__GIVEN REQUEST__: Restate the data word for word and leave the images out.

__SUPPLIED DATA__:
— Begin —
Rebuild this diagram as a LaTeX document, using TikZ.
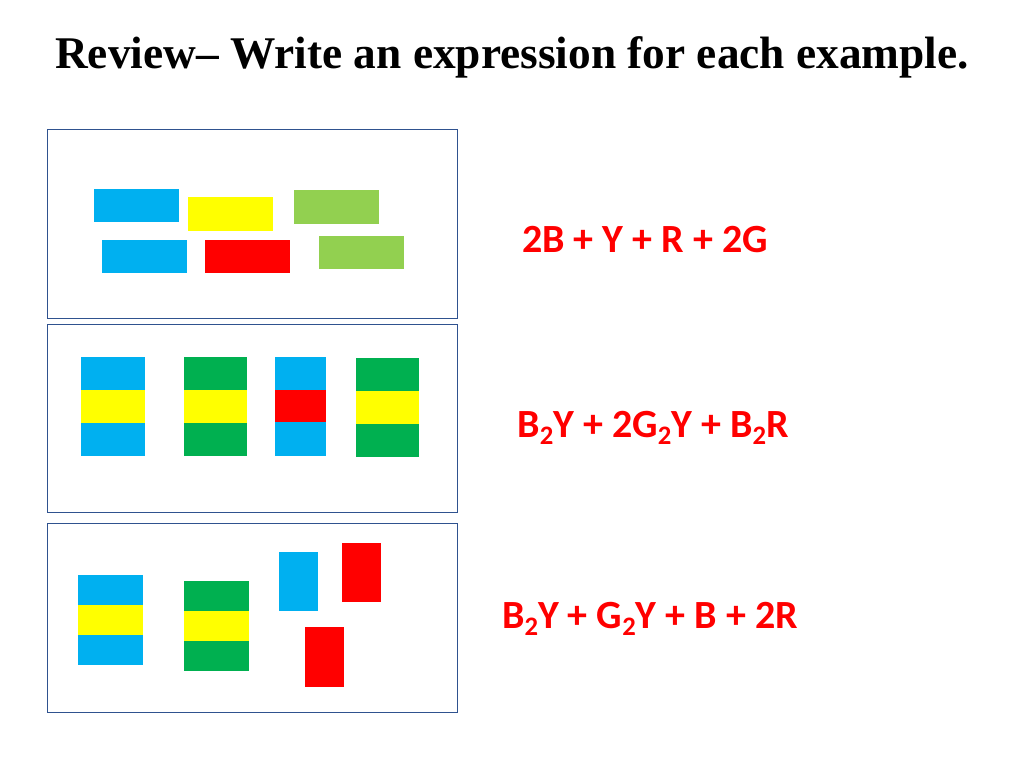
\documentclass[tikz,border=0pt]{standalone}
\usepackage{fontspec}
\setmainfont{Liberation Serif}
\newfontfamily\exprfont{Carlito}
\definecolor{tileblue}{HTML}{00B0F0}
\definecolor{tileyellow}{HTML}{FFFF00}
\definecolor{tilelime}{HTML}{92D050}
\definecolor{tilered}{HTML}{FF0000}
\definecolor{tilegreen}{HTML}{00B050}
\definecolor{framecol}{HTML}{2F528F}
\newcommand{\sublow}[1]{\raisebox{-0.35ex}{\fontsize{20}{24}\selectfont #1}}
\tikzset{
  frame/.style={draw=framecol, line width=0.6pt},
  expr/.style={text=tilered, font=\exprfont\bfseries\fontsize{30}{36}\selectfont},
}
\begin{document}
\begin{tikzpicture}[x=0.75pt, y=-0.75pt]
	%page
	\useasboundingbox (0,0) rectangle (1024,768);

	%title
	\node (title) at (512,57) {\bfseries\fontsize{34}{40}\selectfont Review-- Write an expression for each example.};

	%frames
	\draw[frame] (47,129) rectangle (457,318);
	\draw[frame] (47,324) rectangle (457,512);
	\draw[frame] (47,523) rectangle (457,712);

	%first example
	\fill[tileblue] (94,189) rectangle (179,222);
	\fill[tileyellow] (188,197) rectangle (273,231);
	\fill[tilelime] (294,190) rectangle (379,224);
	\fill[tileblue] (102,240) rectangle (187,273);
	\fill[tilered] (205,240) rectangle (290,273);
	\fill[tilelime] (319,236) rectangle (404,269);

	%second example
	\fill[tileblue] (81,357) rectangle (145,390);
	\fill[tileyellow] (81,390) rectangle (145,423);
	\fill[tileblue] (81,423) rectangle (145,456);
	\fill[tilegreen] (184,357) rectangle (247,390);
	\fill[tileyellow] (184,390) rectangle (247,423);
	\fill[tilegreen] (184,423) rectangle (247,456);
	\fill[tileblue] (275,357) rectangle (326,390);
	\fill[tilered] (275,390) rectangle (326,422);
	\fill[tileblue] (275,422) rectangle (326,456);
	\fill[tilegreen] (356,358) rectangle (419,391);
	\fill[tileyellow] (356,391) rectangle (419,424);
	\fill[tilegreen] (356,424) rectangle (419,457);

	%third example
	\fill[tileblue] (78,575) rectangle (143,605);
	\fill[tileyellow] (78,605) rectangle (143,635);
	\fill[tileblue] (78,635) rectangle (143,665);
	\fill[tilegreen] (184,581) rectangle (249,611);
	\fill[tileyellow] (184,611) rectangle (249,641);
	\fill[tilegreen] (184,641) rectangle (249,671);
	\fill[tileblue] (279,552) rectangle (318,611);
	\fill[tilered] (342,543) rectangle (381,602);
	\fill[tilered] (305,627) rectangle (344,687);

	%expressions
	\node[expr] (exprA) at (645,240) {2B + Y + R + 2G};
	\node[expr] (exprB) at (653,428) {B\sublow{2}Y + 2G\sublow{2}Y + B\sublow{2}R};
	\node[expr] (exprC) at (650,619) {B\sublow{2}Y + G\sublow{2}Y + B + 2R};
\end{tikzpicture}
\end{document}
— End —
__FINISHED TASK__:
Rebuild this diagram as a LaTeX document, using TikZ.
\documentclass[tikz,border=0pt]{standalone}
\usepackage{fontspec}
\setmainfont{Liberation Serif}
\newfontfamily\exprfont{Carlito}
\definecolor{tileblue}{HTML}{00B0F0}
\definecolor{tileyellow}{HTML}{FFFF00}
\definecolor{tilelime}{HTML}{92D050}
\definecolor{tilered}{HTML}{FF0000}
\definecolor{tilegreen}{HTML}{00B050}
\definecolor{framecol}{HTML}{2F528F}
\newcommand{\sublow}[1]{\raisebox{-0.35ex}{\fontsize{20}{24}\selectfont #1}}
\tikzset{
  frame/.style={draw=framecol, line width=0.6pt},
  expr/.style={text=tilered, font=\exprfont\bfseries\fontsize{30}{36}\selectfont},
}
\begin{document}
\begin{tikzpicture}[x=0.75pt, y=-0.75pt]
	%page
	\useasboundingbox (0,0) rectangle (1024,768);

	%title
	\node (title) at (512,57) {\bfseries\fontsize{34}{40}\selectfont Review-- Write an expression for each example.};

	%frames
	\draw[frame] (47,129) rectangle (457,318);
	\draw[frame] (47,324) rectangle (457,512);
	\draw[frame] (47,523) rectangle (457,712);

	%first example
	\fill[tileblue] (94,189) rectangle (179,222);
	\fill[tileyellow] (188,197) rectangle (273,231);
	\fill[tilelime] (294,190) rectangle (379,224);
	\fill[tileblue] (102,240) rectangle (187,273);
	\fill[tilered] (205,240) rectangle (290,273);
	\fill[tilelime] (319,236) rectangle (404,269);

	%second example
	\fill[tileblue] (81,357) rectangle (145,390);
	\fill[tileyellow] (81,390) rectangle (145,423);
	\fill[tileblue] (81,423) rectangle (145,456);
	\fill[tilegreen] (184,357) rectangle (247,390);
	\fill[tileyellow] (184,390) rectangle (247,423);
	\fill[tilegreen] (184,423) rectangle (247,456);
	\fill[tileblue] (275,357) rectangle (326,390);
	\fill[tilered] (275,390) rectangle (326,422);
	\fill[tileblue] (275,422) rectangle (326,456);
	\fill[tilegreen] (356,358) rectangle (419,391);
	\fill[tileyellow] (356,391) rectangle (419,424);
	\fill[tilegreen] (356,424) rectangle (419,457);

	%third example
	\fill[tileblue] (78,575) rectangle (143,605);
	\fill[tileyellow] (78,605) rectangle (143,635);
	\fill[tileblue] (78,635) rectangle (143,665);
	\fill[tilegreen] (184,581) rectangle (249,611);
	\fill[tileyellow] (184,611) rectangle (249,641);
	\fill[tilegreen] (184,641) rectangle (249,671);
	\fill[tileblue] (279,552) rectangle (318,611);
	\fill[tilered] (342,543) rectangle (381,602);
	\fill[tilered] (305,627) rectangle (344,687);

	%expressions
	\node[expr] (exprA) at (645,240) {2B + Y + R + 2G};
	\node[expr] (exprB) at (653,428) {B\sublow{2}Y + 2G\sublow{2}Y + B\sublow{2}R};
	\node[expr] (exprC) at (650,619) {B\sublow{2}Y + G\sublow{2}Y + B + 2R};
\end{tikzpicture}
\end{document}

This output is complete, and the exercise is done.